Oregon made the decision on it's own and the federal government (ie. Bush)needs to stay out of it. States are either allowed to make their own decisions or they're not.
But Cassie,
Bush wouldn't make the decision. He's challenging the Court to do so. They've done this before with respects to privacy rights, such as the right to buy contraceptives and the right to abortions. Roe V. Wade was a decision that made abortions, which up to that time had been a state issue federal. Griswold v. Connecticut took a state's right to control who may issue contraceptives and made a federal rule out of it.
And the Federal Courts have ruled on the Right to Die in the past as well. In Washington v. Glucksberg, Chief Justice Rehnquist pointed out that almost every western democracy makes it a crime to assist suicide and that the has a "commitment to the protection and preservation of all human life. [Indeed[ opposition to and condemnation of suicide - and, therefore, of assisting suicide - are consistent and enduring themes of our philosophical, legal, and cultural heritages" (Washington v. Glucksberg, 521 U.S. 707 (1997)). The conclusion was that a state has a 14th Amendment protection to outlaw assisted suicide.
It's not a far step from that ruling to one that would ban Oregon from allowing assisted suicide in any manner.
However, Washington and many other states allow doctors to medicate patients who are terminally ill to alleviate the pain of the disease from which they are suffering. Some of these medications do speed up the dying process, while not causing immediate death. It's also not a far step for one to argue that a medication given to alleviate the pain of a terminally ill patient that has the side effect of causing immediate death is not really any different.

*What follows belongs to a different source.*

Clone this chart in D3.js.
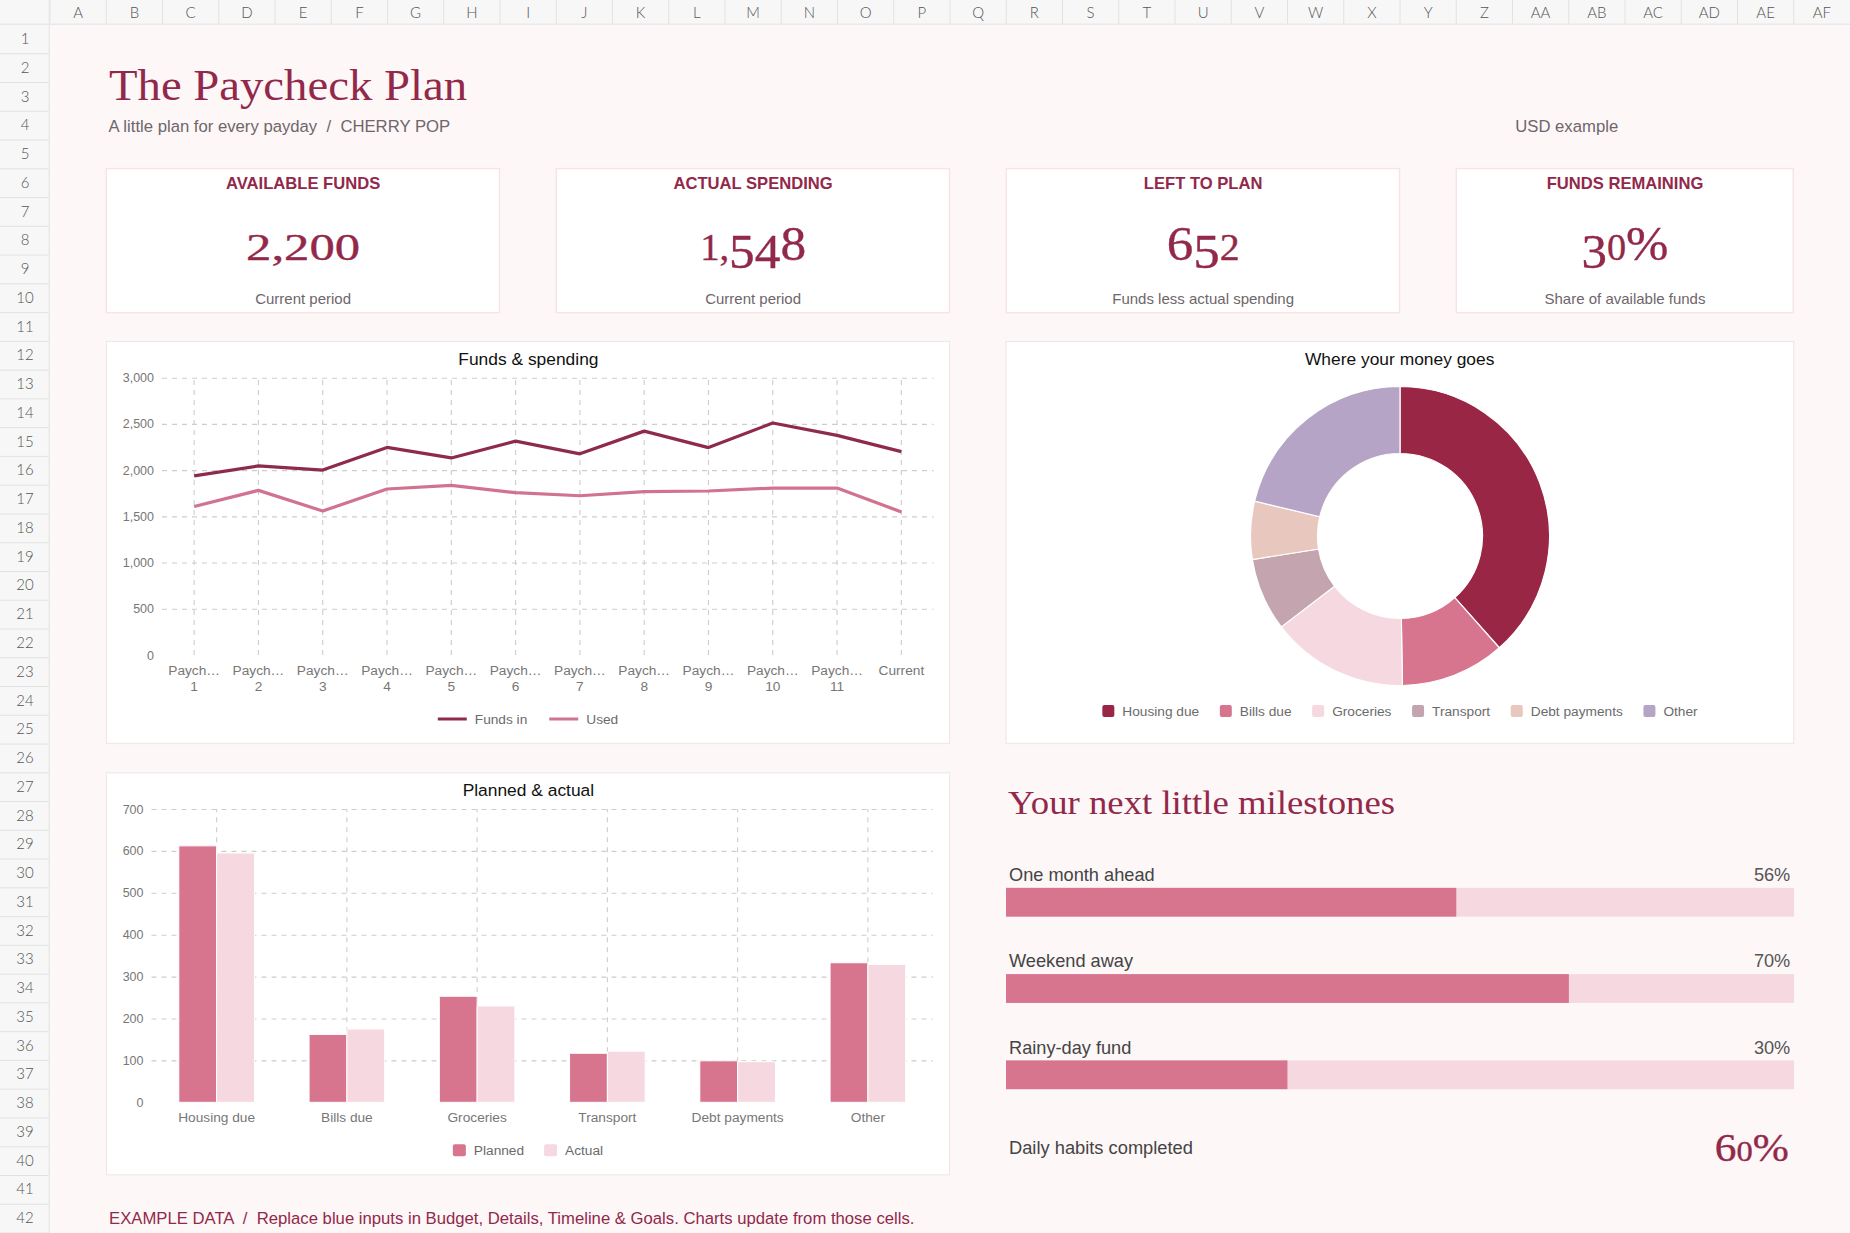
<!DOCTYPE html>
<html><head><meta charset="utf-8">
<script src="https://cdnjs.cloudflare.com/ajax/libs/d3/7.8.5/d3.min.js"></script>
<style>
html,body{margin:0;padding:0;background:#FDF7F8;overflow:hidden}
svg{display:block}
text{font-family:"Liberation Sans",Arial,sans-serif}
.serif{font-family:"Liberation Serif",serif}
.grid path{display:none}
.grid line{stroke:#CDCDCD;stroke-width:1.1;stroke-dasharray:5 5}
.grid text{fill:#777}
.yaxis text{font-size:12.5px}
.xaxis text{font-size:13.7px}
</style></head><body>
<svg id="s" width="1850" height="1233"></svg>
<script>
// ---- data ----
const periods=["Paych… 1","Paych… 2","Paych… 3","Paych… 4","Paych… 5","Paych… 6","Paych… 7","Paych… 8","Paych… 9","Paych… 10","Paych… 11","Current"];
const fundsIn=[1938,2046,2001,2246,2132,2314,2176,2422,2244,2510,2376,2200];
const used=[1607,1781,1558,1796,1835,1756,1723,1767,1774,1806,1806,1548];
const lineTicks=[0,500,1000,1500,2000,2500,3000];
const categories=["Housing due","Bills due","Groceries","Transport","Debt payments","Other"];
const planned=[612,162,253,117,99,333];
const actual=[595,175,230,122,97,329];
const barTicks=[0,100,200,300,400,500,600,700];
const kpiTitles=["AVAILABLE FUNDS","ACTUAL SPENDING","LEFT TO PLAN","FUNDS REMAINING"];
const kpiValues=["2,200","1,548","652","30%"];
const kpiNotes=["Current period","Current period","Funds less actual spending","Share of available funds"];
const goalNames=["One month ahead","Weekend away","Rainy-day fund"];
const goalLabels=["56%","70%","30%"];
const goalCells=[8,10,5];
const goalCellCount=14;
const colLabels="A B C D E F G H I J K L M N O P Q R S T U V W X Y Z AA AB AC AD AE AF".split(" ");
const rowLabels=d3.range(1,43);

// ---- palette ----
const cherry="#9A2646",ink="#92284A",rose="#D7748E",blush="#F5D8E0",soft="#6E666A";
const donutColors=[cherry,rose,blush,"#C4A5AF","#E8C7BE","#B6A4C6"];
const svg=d3.select("#s");
const colW=56.25,rowH=1208/42,headH=25,headW=50;
const colX=i=>headW+i*colW, rowY=i=>headH+i*rowH;

// ---- sheet headers ----
const hdr=svg.append("g");
hdr.append("rect").attr("width",1850).attr("height",headH).attr("fill","#F7F7F7");
hdr.append("rect").attr("width",headW).attr("height",1233).attr("fill","#F7F7F7");
hdr.selectAll(".cl").data(colLabels).join("line").attr("x1",(d,i)=>colX(i)).attr("x2",(d,i)=>colX(i)).attr("y1",0).attr("y2",headH).attr("stroke","#E2E2E2");
hdr.selectAll(".rl").data(rowLabels).join("line").attr("y1",(d,i)=>rowY(i+1)).attr("y2",(d,i)=>rowY(i+1)).attr("x1",0).attr("x2",headW).attr("stroke","#E2E2E2");
hdr.append("rect").attr("x",0).attr("y",headH-1.5).attr("width",1850).attr("height",1.5).attr("fill","#E9E9E9");
hdr.append("rect").attr("x",headW-1.5).attr("y",0).attr("width",1.5).attr("height",1233).attr("fill","#E9E9E9");
const hs=s=>s.attr("font-size",15).attr("fill","#555").attr("text-anchor","middle").style("font-family","Lato").style("font-weight",300);
hdr.selectAll(".ct").data(colLabels).join("text").text(d=>d).attr("x",(d,i)=>colX(i)+colW/2).attr("y",17.5).call(hs);
hdr.selectAll(".rt").data(rowLabels).join("text").text(d=>d).attr("x",25).attr("y",(d,i)=>rowY(i)+19).call(hs);

// ---- helpers ----
function label(x,y,t,o={}){
  const e=svg.append("text").attr("x",x).attr("y",y).text(t)
    .attr("font-size",o.size||14).attr("fill",o.fill||"#666").attr("text-anchor",o.anchor||"start");
  if(o.bold)e.attr("font-weight",700);
  return e;
}
function panel(x,y,w,h,stroke,sw){svg.append("rect").attr("x",x).attr("y",y).attr("width",w).attr("height",h).attr("fill","#fff").attr("stroke",stroke).attr("stroke-width",sw);}
// old-style figures, built from real text: x-height digits and taller ascending/descending ones
function oldStyle(cx,base,str,xh,width){
  const g=svg.append("g").attr("transform",`translate(${cx},${base})`);
  const t=g.append("text").attr("class","serif").attr("fill",ink).attr("text-anchor","middle").attr("stroke",ink).attr("stroke-width",0.35);
  const low=xh/0.676,tall=low*1.33;let off=0;
  for(const c of str){
    const isAsc="68%".includes(c),isDesc="34579".includes(c);
    const target=isDesc?xh*0.3:0;
    t.append("tspan").text(c).attr("dy",target-off).attr("font-size",isAsc||isDesc?tall:low);
    off=target;
  }
  const k=width/t.node().getComputedTextLength();
  t.attr("transform",`scale(${k},1)`);
}
function legend(cx,y,items,swW,drawSwatch,gap){
  const g=svg.append("g");
  const size=13.7;let x=0;
  const rows=items.map(it=>{
    const t=g.append("text").text(it.name).attr("font-size",size).attr("fill","#6b6b6b").attr("y",y+4.8);
    const w=t.node().getComputedTextLength();
    const r={t,x,w,it};x+=swW+8+w+gap;return r;});
  const start=cx-(x-gap)/2;
  rows.forEach(r=>{
    r.t.attr("x",start+r.x+swW+8);
    drawSwatch(g,start+r.x,y,r.it);
  });
}
const rectSwatch=(w)=>(g,x,y,it)=>g.append("rect").attr("x",x).attr("y",y-6).attr("width",w).attr("height",12).attr("rx",2).attr("fill",it.color);

// ---- page title ----
label(109,100,"The Paycheck Plan",{size:45,fill:ink}).attr("class","serif").attr("textLength",358).attr("lengthAdjust","spacingAndGlyphs");
label(108.5,132,"A little plan for every payday  /  CHERRY POP",{size:16.7,fill:soft}).style("white-space","pre");
label(1566.7,132,"USD example",{size:16.7,fill:soft,anchor:"middle"});

// ---- KPI cards ----
const cards=[[1,7,114],[9,7,106],[17,7,73],[25,6,87]];
cards.forEach(([c,n,vw],i)=>{
  const x=colX(c),w=n*colW,cx=x+w/2;
  panel(x,168.6,w-0.5,144,"#F7E3E8",1.4);
  label(cx,188.7,kpiTitles[i],{size:16.6,bold:true,fill:ink,anchor:"middle"});
  oldStyle(cx,260,kpiValues[i],25,vw);
  label(cx,304.3,kpiNotes[i],{size:15,fill:soft,anchor:"middle"});
});

// ---- line chart ----
panel(106.5,341.5,843,402,"#F0E8EA",1.2);
label(528.4,365,"Funds & spending",{size:17.4,fill:"#111",anchor:"middle"});
const lx=d3.scaleBand().domain(periods).range([162,933.5]);
const ly=d3.scaleLinear().domain([0,3000]).range([655,377.7]);
svg.append("g").attr("class","grid yaxis").attr("transform","translate(162,0)")
  .call(d3.axisLeft(ly).tickValues(lineTicks).tickFormat(d3.format(",")).tickSize(-771.5).tickPadding(8))
  .call(g=>g.selectAll(".tick").filter(d=>d===0).select("line").remove());
const lxAxis=svg.append("g").attr("class","grid xaxis").attr("transform","translate(0,655)")
  .call(d3.axisBottom(lx).tickSize(-277.3).tickPadding(0));
lxAxis.selectAll("text").each(function(d){
  const parts=d.includes(" ")?d.split(" "):[d];
  const t=d3.select(this).text(null).attr("y",0).attr("dy",0);
  parts.forEach((p,i)=>t.append("tspan").attr("x",0).attr("y",19.5+i*16.3).text(p));
});
const lineGen=vals=>d3.line().x((d,i)=>lx(periods[i])+lx.bandwidth()/2).y(d=>ly(d))(vals);
[[fundsIn,"#8E2A4B"],[used,"#D1728E"]].forEach(([v,c])=>svg.append("path").attr("d",lineGen(v)).attr("fill","none").attr("stroke",c).attr("stroke-width",3.2).attr("stroke-linejoin","round"));
legend(528,719,[{name:"Funds in",color:"#8E2A4B"},{name:"Used",color:"#D1728E"}],29,(g,x,y,it)=>g.append("line").attr("x1",x).attr("x2",x+29).attr("y1",y).attr("y2",y).attr("stroke",it.color).attr("stroke-width",3),22);

// ---- donut ----
panel(1006,341.5,787.7,402,"#F0E8EA",1.2);
label(1399.7,365,"Where your money goes",{size:17.4,fill:"#111",anchor:"middle"});
const pie=d3.pie().sort(null).value(d=>d)(actual);
const arc=d3.arc().innerRadius(82.5).outerRadius(149.5);
svg.append("g").attr("transform","translate(1400,536)").selectAll("path").data(pie).join("path")
  .attr("d",arc).attr("fill",(d,i)=>donutColors[i]).attr("stroke","#fff").attr("stroke-width",1.2);
legend(1400,711,categories.map((n,i)=>({name:n,color:donutColors[i]})),12,rectSwatch(12),20.6);

// ---- bar chart ----
panel(106.5,772.8,843,402,"#F0E8EA",1.2);
label(528.4,795.5,"Planned & actual",{size:17.4,fill:"#111",anchor:"middle"});
const bx=d3.scaleBand().domain(categories).range([151.5,933]);
const by=d3.scaleLinear().domain([0,700]).range([1102.3,809]);
svg.append("g").attr("class","grid yaxis").attr("transform","translate(151.5,0)")
  .call(d3.axisLeft(by).tickValues(barTicks).tickSize(-781.5).tickPadding(8))
  .call(g=>g.selectAll(".tick").filter(d=>d===0).select("line").remove());
const bxAxis=svg.append("g").attr("class","grid xaxis").attr("transform","translate(0,1102.3)")
  .call(d3.axisBottom(bx).tickSize(-293.3).tickPadding(0));
bxAxis.selectAll("text").attr("y",0).attr("dy",0).attr("transform","translate(0,19.9)");
const barW=37.8;
[[planned,rose,-barW],[actual,blush,0]].forEach(([v,c,off])=>{
  svg.append("g").selectAll("rect").data(v).join("rect")
    .attr("x",(d,i)=>bx(categories[i])+bx.bandwidth()/2+off)
    .attr("y",d=>by(d)).attr("width",barW).attr("height",d=>by(0)-by(d))
    .attr("rx",1).attr("fill",c).attr("stroke","#fff").attr("stroke-width",1);
});
legend(528,1150.3,[{name:"Planned",color:rose},{name:"Actual",color:blush}],13,rectSwatch(13),20);

// ---- milestones ----
label(1008,814,"Your next little milestones",{size:34,fill:ink}).attr("class","serif").attr("textLength",387).attr("lengthAdjust","spacingAndGlyphs");
const gx=d3.scaleLinear().domain([0,goalCellCount]).range([1006,1794]);
goalNames.forEach((n,i)=>{
  const top=rowY(30+[0,3,6][i]),h=rowH;
  svg.append("rect").attr("x",gx(0)).attr("y",top).attr("width",gx(goalCellCount)-gx(0)).attr("height",h).attr("fill",blush);
  svg.append("rect").attr("x",gx(0)).attr("y",top).attr("width",gx(goalCells[i])-gx(0)).attr("height",h).attr("fill",rose);
  const ty=[881,967,1054][i];
  label(1009,ty,n,{size:18.2,fill:"#444"});
  label(1790.3,ty,goalLabels[i],{size:18.2,fill:"#555",anchor:"end"});
});
label(1009,1153.5,"Daily habits completed",{size:18.3,fill:"#444"});
oldStyle(1751.8,1161,"60%",20,74);

// ---- footer ----
label(109,1224.3,"EXAMPLE DATA  /  Replace blue inputs in Budget, Details, Timeline & Goals. Charts update from those cells.",{size:16.7,fill:ink}).style("white-space","pre");
</script>
</body></html>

As it stands right now, Oregon allows assisted suicide. They have voted on the matter twice and passed it both times. There doesn't appear to be any laws on the books that would prohibit the State from determining whether this should be allowed or not, so it looks like it should be something that is protected under the 10th Amendment. To rule otherwise and to take liberties with what various items in the Constitution mean with respect to this topic could be viewed as the very judicial activism that President Bush et al. speak out against.